The blog turns 5 today and I thought I’d use the opportunity to reflect over the pros and cons of blogging as an investor.
- You learn a bunch. And by writing you crystalize your thoughts.
- By being public about your stock picks you put maximum pressure on your process to be rigorous. Looking like a fool too often is no good.
- You get feedback that allows you to rethink your ideas and possibly drop them completely. Immensely valuable when it happens however irritating it may be in the moment when you realize you need to drop an idea you have spent a lot of time on (a common bias).
- Investment research is a solitary undertaking. Talking with managements and other investors take very little time in relation to all the hours of reading and thinking on your own so other outlets for social interaction about a subject you care about deeply takes on an increased importance.
- I’ve increased my investing network many fold both on and offline as a result of blogging and the benefits of that cannot be understated.
- Make sure you stay agile and nimble! Don’t get tied to your picks as a result of going public with them. If a thesis changes on a fundamental level and the price doesn’t reflect it cut ties with it. Before blogging I was sure I wouldn’t run into this issue but it really is a lot harder than it sounds once you go public on a pick, as many other bloggers will attest to.

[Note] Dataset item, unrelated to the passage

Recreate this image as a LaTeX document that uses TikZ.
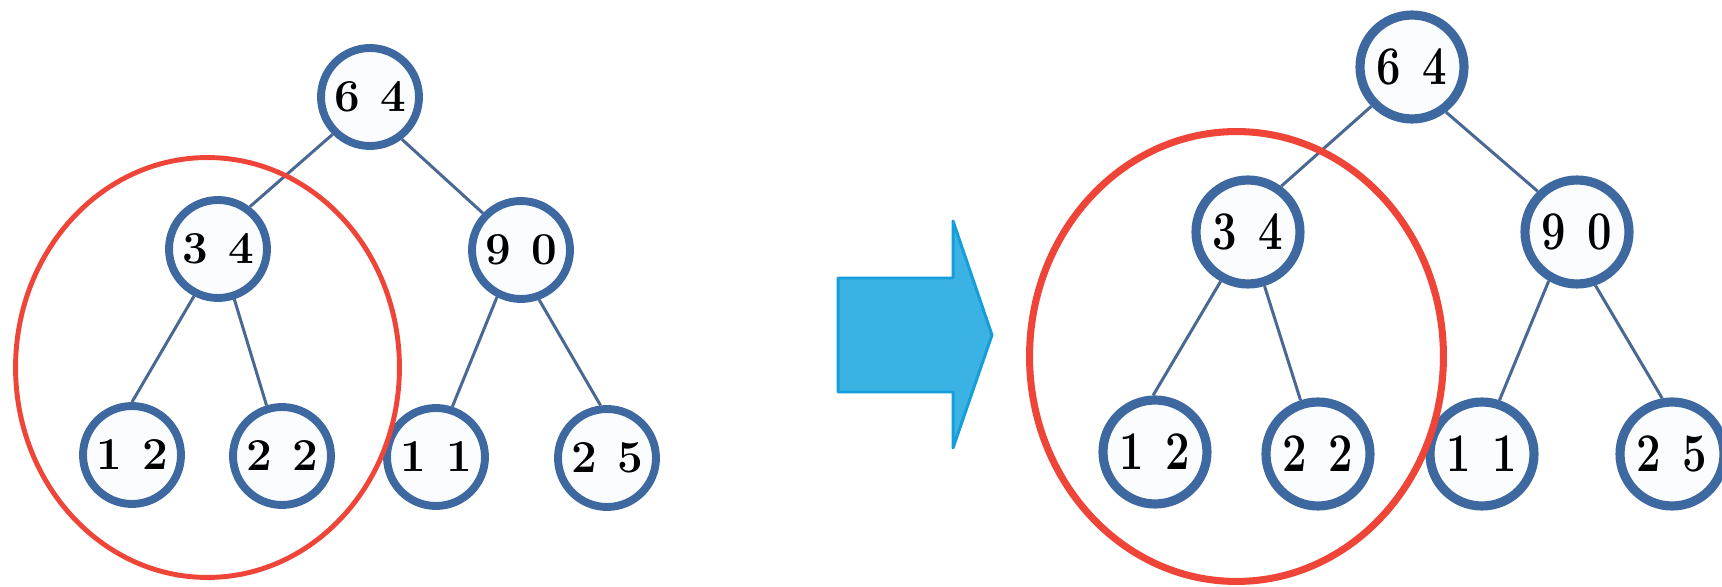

- Realize that your blog is about idea generation and only that. A starting point for others to dig further if they think there might be something there. I have personally felt an obligation to update people on a quarterly basis in the past but have dropped the idea as it is just too time consuming when writing a blog in your free time. That time is better spent on researching new ideas.
- Don’t write for the sake of adding content after a hiatus. Don’t be one of those. Wait until your heart is full. Wait until you are certain what you have to say adds value.
- Realize not all picks will work out. I had a pick that went terribly wrong a few months after starting writing my blog (Polarcus, a seismic name) and it weighed heavily on me that others might have been affected to an extent that I considered quitting writing. But it is the nature of investing that sometimes you are the hammer and sometimes you are the nail. Some of our picks WILL fail.
On the performance side I’ve had a nice run these five years: 23.9% CAGR from Oct 9th 2014 till now. This is a somewhat deceiving number though because it is measured in SEK, a currency that has been on a downward spiral in recent years. Also, individual periods have been lumpy with massive drawdowns exceeding -30% twice. And if I exclude my two best years, 2016 & 2018, I land on 4.5% CAGR after significant underperformance in both 2014 and 2015, as well as slight underperformance in 2017. So it is a testament to the fact that the concentrated deep value approach exposes one to some wild storms along the way and it isn’t always easy to hold on when a protracted downswing is taking hold.
Five years is close to meaningless in the investing universe so it could very easily be the result of a large part of positive variance (luck). But still I’m glad that the results stack up well vs momentum/FANG strategies that have really had the wind at the back in this period. I suspect that in the coming years the tide will turn and the wind will be at the back of deep value. Personally I’ll be satisfied with returns in the 10%-15%-range in real terms and an outperformance of the general market of 5%+ (to justify making investing my job, otherwise indexing would be an alternative).
Before starting my blog I believed that market beating returns are very possible for investors who invest relatively small sums of money and who restrict themselves to looking at areas where smart money generally can’t go due to illiquidity concerns – and I obviously still believe that. From watching many in my network produce solid numbers when averaged out over a number of years I am absolutely certain that the efficient market hypothesis is BS and that you can as an individual investor beat the market over time if you are disciplined about it and stay away from what everyone else is looking at.